Follow industry standards. Check with organizations such as the Cooling Technology Institute, ASSE publications, ASPE publications and the American Society of Heating, Refrigerating and Air-Conditioning Engineers for their latest recommendations. Follow instructions on chemical product labels. Keep records of the procedure, including the chemicals used, the time the chemicals were added to the system, and chlorine and pH test results. Be sure to follow all EPA and other applicable regulations and observe safety precautions. Utilizing a highly qualified and experienced water treatment specialist is the best way to ensure proper protocol is followed.
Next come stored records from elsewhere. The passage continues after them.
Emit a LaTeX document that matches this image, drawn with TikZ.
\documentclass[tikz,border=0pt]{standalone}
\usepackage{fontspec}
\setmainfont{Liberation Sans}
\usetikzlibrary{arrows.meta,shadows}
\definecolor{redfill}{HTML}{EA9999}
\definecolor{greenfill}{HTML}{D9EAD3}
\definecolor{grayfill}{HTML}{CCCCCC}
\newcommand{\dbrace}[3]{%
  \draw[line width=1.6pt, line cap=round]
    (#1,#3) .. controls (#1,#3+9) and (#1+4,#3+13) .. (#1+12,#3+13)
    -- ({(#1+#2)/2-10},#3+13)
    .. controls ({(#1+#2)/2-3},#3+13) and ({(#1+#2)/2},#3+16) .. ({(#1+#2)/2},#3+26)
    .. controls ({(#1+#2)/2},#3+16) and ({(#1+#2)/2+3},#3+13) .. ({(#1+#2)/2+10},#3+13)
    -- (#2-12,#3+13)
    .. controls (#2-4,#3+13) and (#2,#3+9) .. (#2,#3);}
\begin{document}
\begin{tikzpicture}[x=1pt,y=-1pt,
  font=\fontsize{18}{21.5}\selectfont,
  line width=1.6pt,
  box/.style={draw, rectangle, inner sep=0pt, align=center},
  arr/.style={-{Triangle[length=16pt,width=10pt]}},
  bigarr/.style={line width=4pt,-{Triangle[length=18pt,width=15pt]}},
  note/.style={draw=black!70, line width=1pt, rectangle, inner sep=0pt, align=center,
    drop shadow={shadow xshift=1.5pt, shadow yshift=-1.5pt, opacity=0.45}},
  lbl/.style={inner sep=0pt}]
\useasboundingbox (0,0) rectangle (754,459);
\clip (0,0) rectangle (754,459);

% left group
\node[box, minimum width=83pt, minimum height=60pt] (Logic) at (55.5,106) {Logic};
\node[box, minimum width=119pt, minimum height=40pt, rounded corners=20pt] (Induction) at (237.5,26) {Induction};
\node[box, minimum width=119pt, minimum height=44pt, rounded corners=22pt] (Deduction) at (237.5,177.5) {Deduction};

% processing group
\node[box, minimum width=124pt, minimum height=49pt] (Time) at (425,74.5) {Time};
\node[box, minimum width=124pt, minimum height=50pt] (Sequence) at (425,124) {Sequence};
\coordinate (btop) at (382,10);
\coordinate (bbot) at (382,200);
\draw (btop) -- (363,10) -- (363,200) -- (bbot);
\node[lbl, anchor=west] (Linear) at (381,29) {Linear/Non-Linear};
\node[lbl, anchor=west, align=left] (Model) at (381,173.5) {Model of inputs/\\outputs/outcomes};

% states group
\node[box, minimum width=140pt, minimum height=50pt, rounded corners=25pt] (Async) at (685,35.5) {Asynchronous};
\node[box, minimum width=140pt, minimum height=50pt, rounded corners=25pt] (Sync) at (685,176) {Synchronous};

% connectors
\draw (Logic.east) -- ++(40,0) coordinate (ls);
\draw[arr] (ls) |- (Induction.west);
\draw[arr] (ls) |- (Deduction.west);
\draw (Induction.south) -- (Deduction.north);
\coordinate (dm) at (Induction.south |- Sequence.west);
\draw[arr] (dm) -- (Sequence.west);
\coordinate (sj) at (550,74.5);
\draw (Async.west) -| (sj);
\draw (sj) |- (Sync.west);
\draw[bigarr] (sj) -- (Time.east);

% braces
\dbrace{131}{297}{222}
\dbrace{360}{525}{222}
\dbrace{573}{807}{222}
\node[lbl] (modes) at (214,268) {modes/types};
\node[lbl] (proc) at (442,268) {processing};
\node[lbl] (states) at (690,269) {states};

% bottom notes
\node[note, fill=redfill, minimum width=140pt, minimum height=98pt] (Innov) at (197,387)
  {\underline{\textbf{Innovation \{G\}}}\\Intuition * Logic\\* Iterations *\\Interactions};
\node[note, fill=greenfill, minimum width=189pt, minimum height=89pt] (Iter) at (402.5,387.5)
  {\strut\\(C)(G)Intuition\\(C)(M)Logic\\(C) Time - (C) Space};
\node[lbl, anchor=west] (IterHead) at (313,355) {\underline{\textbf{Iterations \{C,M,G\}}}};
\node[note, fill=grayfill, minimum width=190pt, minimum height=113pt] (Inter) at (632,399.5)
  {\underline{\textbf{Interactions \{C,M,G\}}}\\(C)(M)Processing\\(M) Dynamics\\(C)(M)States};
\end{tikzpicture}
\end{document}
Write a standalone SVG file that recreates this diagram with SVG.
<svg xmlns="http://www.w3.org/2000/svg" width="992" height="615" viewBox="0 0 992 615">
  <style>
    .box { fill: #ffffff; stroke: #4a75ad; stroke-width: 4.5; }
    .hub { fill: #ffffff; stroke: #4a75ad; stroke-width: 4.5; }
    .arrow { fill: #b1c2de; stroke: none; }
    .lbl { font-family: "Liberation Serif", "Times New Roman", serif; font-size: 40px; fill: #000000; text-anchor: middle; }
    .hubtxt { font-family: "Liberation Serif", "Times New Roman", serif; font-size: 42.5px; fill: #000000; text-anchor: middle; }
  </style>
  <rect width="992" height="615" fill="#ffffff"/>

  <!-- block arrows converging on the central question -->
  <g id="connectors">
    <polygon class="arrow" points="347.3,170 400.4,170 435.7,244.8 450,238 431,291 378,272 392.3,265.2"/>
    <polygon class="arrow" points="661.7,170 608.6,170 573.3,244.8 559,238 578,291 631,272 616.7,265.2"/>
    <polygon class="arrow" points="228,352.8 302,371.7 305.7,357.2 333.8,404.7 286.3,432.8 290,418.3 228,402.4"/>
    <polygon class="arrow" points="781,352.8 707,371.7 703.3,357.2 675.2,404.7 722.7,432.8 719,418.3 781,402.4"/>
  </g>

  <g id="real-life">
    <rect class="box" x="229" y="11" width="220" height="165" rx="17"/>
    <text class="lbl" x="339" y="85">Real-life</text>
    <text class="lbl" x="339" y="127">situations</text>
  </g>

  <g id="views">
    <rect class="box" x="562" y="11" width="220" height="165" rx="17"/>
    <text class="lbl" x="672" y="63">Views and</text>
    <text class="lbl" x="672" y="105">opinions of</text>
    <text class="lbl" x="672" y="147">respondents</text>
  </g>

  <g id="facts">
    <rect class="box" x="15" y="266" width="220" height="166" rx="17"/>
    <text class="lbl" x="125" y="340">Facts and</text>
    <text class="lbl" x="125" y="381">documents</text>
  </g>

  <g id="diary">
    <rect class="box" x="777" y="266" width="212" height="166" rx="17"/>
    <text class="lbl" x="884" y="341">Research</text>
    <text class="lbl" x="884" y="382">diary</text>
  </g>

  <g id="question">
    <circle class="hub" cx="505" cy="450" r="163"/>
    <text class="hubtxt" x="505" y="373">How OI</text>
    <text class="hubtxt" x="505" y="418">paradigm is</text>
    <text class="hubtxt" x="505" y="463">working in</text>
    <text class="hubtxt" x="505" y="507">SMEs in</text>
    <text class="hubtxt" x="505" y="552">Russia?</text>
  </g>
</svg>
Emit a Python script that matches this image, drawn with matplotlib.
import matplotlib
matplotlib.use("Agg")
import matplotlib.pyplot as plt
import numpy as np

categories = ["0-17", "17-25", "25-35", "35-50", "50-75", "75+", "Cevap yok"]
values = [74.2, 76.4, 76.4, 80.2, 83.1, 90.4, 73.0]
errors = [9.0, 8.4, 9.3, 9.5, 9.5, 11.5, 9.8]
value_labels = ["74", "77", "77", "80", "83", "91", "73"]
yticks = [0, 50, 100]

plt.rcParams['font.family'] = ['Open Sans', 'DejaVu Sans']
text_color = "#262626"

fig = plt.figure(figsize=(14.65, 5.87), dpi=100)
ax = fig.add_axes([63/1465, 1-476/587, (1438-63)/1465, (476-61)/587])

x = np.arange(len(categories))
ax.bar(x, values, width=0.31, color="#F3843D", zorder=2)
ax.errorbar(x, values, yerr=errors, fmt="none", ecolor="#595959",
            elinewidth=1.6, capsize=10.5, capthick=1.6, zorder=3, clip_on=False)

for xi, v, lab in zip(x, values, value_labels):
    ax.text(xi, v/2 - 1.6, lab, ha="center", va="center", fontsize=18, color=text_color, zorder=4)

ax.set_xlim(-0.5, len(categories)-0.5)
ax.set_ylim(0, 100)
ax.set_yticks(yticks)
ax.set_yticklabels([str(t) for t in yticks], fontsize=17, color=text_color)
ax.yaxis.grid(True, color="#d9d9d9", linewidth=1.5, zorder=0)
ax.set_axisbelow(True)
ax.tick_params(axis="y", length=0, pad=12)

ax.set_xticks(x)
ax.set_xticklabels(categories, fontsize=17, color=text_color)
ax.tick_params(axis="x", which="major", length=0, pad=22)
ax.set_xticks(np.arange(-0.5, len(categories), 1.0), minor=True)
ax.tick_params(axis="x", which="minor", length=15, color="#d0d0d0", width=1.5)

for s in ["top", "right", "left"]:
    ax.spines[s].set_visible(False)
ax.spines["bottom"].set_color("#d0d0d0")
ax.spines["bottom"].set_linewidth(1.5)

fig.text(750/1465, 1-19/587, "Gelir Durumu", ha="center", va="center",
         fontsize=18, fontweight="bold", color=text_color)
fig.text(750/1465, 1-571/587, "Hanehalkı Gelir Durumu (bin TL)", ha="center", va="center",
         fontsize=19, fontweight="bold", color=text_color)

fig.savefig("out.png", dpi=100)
Finally, understand the limitations of either procedure. Building owners should have a “water management plan” in place to address and control potential hazards within the building water systems since studies have shown that Legionella bacteria may re-emerge within only days after fully disinfecting a cooling tower.

A program of regular water treatment, maintenance, and inspections provides better protection than periodic disinfection. A water management plan develops a team of qualified individuals to conduct a building survey and develop a water management and control plan including a flow diagram of all water systems in the building. The plan identifies all potential hazards like dead legs, water stored at temperatures ideal for bacteria growth, and potential sources of aerosolization of the water droplets, etc.

Then, develop a plan for corrective actions for each potential problem area. The water management plans apply to cooling towers, plumbing systems, hot tubs, swimming pools, decorative fountains and other water systems that can grow and transmit Legionella — the best protection is to implement a water management plan following ANSI/ASHRAE Standard 188-2015.

Meanwhile, ASHRAE will continued to urge passage of its full standard in New York City and other locations.

Michael Patton, a member of the committee who wrote the standard, told the NYC Council as it deliberated on its legislation that other sections also would play a role in reducing risks.

“Section 7 is very good by itself,” Patton testified, “but it doesn't really address the whole idea of informing building owners, managers, property managers how to put a plan for a whole building into place and what it should contain.”

Not surprisingly, the larger standard echoes much of George’s recommendations. Specific requirements in the standard include:

Minimum Legionellosis risk management requirements for buildings and their associated potable and non-potable water systems.

Establishment by building owners of a program team and (in turn) a water management program for which they are responsible in order to comply with the standard.

Provision of specific and detailed requirements for what Legionellosis control strategies must accomplish and how they are to be documented – but, does not provide (or place restrictions on) what specific strategies are to be used or applied.